The Museum of Ayrshire Country Life and Costume at Dalgarven Mill is a superb exhibition of life 100 years ago and more. Something for all the family from the working water wheel and machinery of the grain mill to the clothes that used to be worn and household and farm equipment used.
This museum is actually split between two sites, one in Dumbarton and this one that we are featuring here in Irvine. This part of the museum is based in Irvine Port and has a collection of ships and yachts. You can also take a glimpse into the life of a shipworker by visiting the Ship Workers' Tenement Flat
The museum is located just north of Brodick and is housed in a number of traditional Arran buildings including a croft, a smiddy and a coach house. The many 'hands on' exhibits keep youngsters occupied and older visitors will enjoy all that is on offer. Displays show life in a cottage and on a working farm of 100 years and more ago. There is an archaeology room, which tells of the Mesolithic people who settled on Arran 8,000 years ago. The museum is also the venue for annual events such as a Craft Day, Tractor Show, Childrens' Day and Motorcycle Show.
The thatched cottage dates from the 1700s and was the home of Souter Johnnie, real name John Davidson, one of the characters in Robert Burns' epic poem, Tam O'Shanter. The word "souter" means cobbler or shoemaker and there is a display of his original tools in his shoemaking workshop. You can also view how the Davidson family lived as the cottage contains some period pieces and Burns' relics. There is a thatched tavern in the garden behind the cottage featuring beautiful life-size sandstone statues of Souter Johnnie, Tam O'Shanter, the innkeeper and the innkeeper's wife - main characters in, Tam O'Shanter. The museum is suitable for all ages and often takes parties of school children and other groups.
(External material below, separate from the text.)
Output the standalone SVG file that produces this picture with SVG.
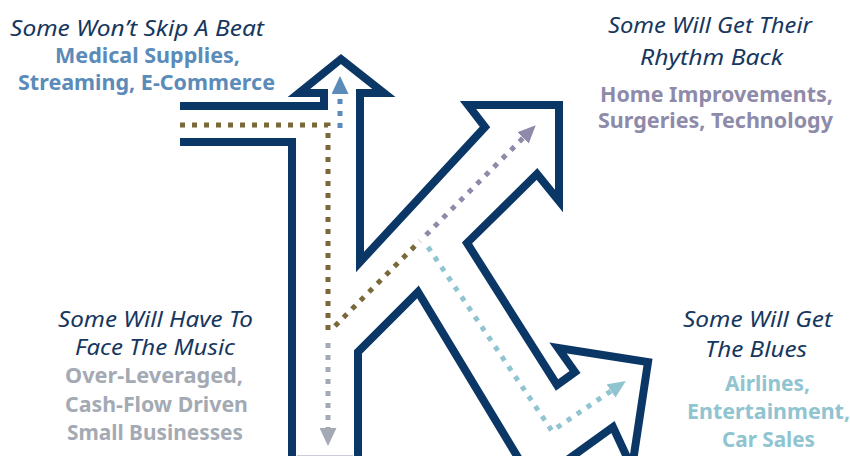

Opening times are limited so best to check the National Trust for Scotland website when planning a visit.
This 17th century house owned by the National Trust was where Robert Burns formed a debating club at the age of 24, took dancing lessons and became a Freemason. One of the rules of membership for the debating club was that members had to be a bachelor (unmarried) and residing in the parish of Tarbolton. Hence, the building gained the name of the Bachelors' Club. The property was restored in 1928 to depict how it would have looked at the time Burns visited it. It consists of 2 floors, the ground floor shows how the family would have lived in that part of it in the 1700s and the first floor has been retained as a meeting room to show how it was when Burns and his friends gathered there, to dance and debate. The meeting room is still used by Burns Clubs for their annual Burns Suppers commemorating the life of Scotland's most famous poet. The property is family friendly and welcomes individual and group visits. Check the opening days and times on the National Trust for Scotland website.
This property is now owned and run by East Ayrshire Council and features a statue of Robert Burns erected in 1879. The monument and statue are at the heart of a new centre opened in 2009. The centre holds a state-of-the-art archive facility for the area and has a first class family history section giving the public access to Scotland's People records not normally available. It also offers a genealogy service where family history experts will construct family trees for individuals. It has important collections of books, newspapers, maps and photographs of Robert Burns and Ayrshire. For family history research it is best to contact the centre in advance.